**PROBLEM TO SOLVE:** Retype the opening lines of the data exactly, stopping after the line that contains "(225,502) -- cycle;". Skip every picture.

Data listing
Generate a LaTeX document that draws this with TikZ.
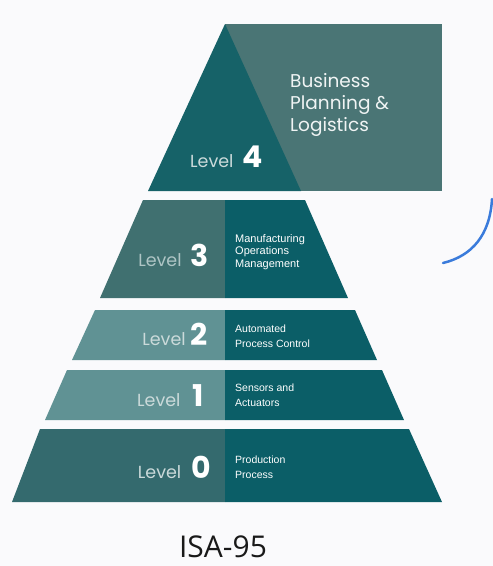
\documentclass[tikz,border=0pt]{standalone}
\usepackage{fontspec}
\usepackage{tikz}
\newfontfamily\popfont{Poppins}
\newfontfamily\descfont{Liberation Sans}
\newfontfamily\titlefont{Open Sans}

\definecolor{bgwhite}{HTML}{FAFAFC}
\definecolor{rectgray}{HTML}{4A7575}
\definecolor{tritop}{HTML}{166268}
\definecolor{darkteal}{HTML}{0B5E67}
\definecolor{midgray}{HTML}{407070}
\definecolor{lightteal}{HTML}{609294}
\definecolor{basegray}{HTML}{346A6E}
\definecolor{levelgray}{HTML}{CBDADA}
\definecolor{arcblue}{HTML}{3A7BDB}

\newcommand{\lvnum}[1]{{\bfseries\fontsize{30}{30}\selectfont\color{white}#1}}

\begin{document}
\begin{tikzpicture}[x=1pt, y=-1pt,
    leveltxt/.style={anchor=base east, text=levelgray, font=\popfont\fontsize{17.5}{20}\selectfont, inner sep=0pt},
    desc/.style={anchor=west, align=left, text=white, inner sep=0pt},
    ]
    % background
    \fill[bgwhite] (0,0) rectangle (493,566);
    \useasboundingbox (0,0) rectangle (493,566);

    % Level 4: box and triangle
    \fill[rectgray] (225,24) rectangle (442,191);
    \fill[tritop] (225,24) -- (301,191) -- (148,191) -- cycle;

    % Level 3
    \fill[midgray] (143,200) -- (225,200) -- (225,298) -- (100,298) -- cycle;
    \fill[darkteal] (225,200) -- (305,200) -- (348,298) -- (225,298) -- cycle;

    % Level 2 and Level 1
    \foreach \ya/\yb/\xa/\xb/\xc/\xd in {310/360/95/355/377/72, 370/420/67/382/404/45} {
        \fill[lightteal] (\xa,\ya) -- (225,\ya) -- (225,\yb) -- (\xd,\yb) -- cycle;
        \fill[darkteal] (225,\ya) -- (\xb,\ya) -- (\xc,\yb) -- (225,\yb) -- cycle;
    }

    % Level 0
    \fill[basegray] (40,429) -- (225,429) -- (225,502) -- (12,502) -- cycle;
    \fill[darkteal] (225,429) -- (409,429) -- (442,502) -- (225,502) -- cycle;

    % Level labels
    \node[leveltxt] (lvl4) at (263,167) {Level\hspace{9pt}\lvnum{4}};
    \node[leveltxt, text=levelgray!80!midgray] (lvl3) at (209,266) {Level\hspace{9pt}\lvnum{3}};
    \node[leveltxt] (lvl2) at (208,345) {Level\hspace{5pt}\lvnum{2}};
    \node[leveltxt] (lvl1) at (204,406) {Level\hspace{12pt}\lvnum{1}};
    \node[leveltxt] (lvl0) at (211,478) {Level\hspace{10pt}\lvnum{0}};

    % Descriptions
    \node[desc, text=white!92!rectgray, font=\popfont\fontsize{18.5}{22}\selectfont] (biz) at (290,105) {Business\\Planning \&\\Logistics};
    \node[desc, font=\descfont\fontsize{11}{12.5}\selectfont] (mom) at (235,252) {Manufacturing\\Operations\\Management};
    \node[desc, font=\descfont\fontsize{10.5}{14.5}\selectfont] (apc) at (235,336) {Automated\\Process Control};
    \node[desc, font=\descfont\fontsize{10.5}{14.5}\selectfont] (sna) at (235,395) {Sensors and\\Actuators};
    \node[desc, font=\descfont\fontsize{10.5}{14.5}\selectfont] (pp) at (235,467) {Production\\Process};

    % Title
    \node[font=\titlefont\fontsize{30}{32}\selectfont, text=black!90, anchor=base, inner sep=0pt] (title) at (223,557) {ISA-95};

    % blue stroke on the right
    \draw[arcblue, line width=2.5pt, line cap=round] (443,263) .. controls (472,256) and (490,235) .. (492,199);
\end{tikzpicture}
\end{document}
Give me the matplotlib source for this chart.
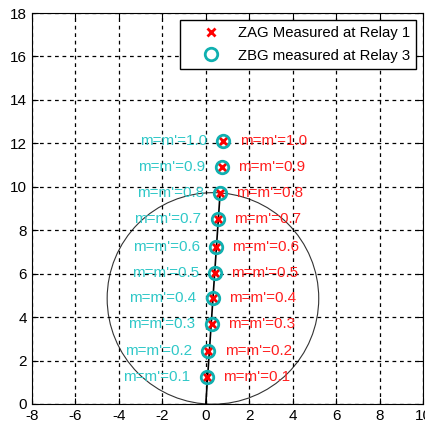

**ANSWER TO THIS EXERCISE:**
Generate a LaTeX document that draws this with TikZ.
\documentclass[tikz,border=0pt]{standalone}
\usepackage{fontspec}
\usepackage{tikz}
\newfontfamily\popfont{Poppins}
\newfontfamily\descfont{Liberation Sans}
\newfontfamily\titlefont{Open Sans}

\definecolor{bgwhite}{HTML}{FAFAFC}
\definecolor{rectgray}{HTML}{4A7575}
\definecolor{tritop}{HTML}{166268}
\definecolor{darkteal}{HTML}{0B5E67}
\definecolor{midgray}{HTML}{407070}
\definecolor{lightteal}{HTML}{609294}
\definecolor{basegray}{HTML}{346A6E}
\definecolor{levelgray}{HTML}{CBDADA}
\definecolor{arcblue}{HTML}{3A7BDB}

\newcommand{\lvnum}[1]{{\bfseries\fontsize{30}{30}\selectfont\color{white}#1}}

\begin{document}
\begin{tikzpicture}[x=1pt, y=-1pt,
    leveltxt/.style={anchor=base east, text=levelgray, font=\popfont\fontsize{17.5}{20}\selectfont, inner sep=0pt},
    desc/.style={anchor=west, align=left, text=white, inner sep=0pt},
    ]
    % background
    \fill[bgwhite] (0,0) rectangle (493,566);
    \useasboundingbox (0,0) rectangle (493,566);

    % Level 4: box and triangle
    \fill[rectgray] (225,24) rectangle (442,191);
    \fill[tritop] (225,24) -- (301,191) -- (148,191) -- cycle;

    % Level 3
    \fill[midgray] (143,200) -- (225,200) -- (225,298) -- (100,298) -- cycle;
    \fill[darkteal] (225,200) -- (305,200) -- (348,298) -- (225,298) -- cycle;

    % Level 2 and Level 1
    \foreach \ya/\yb/\xa/\xb/\xc/\xd in {310/360/95/355/377/72, 370/420/67/382/404/45} {
        \fill[lightteal] (\xa,\ya) -- (225,\ya) -- (225,\yb) -- (\xd,\yb) -- cycle;
        \fill[darkteal] (225,\ya) -- (\xb,\ya) -- (\xc,\yb) -- (225,\yb) -- cycle;
    }

    % Level 0
    \fill[basegray] (40,429) -- (225,429) -- (225,502) -- (12,502) -- cycle;
    \fill[darkteal] (225,429) -- (409,429) -- (442,502) -- (225,502) -- cycle;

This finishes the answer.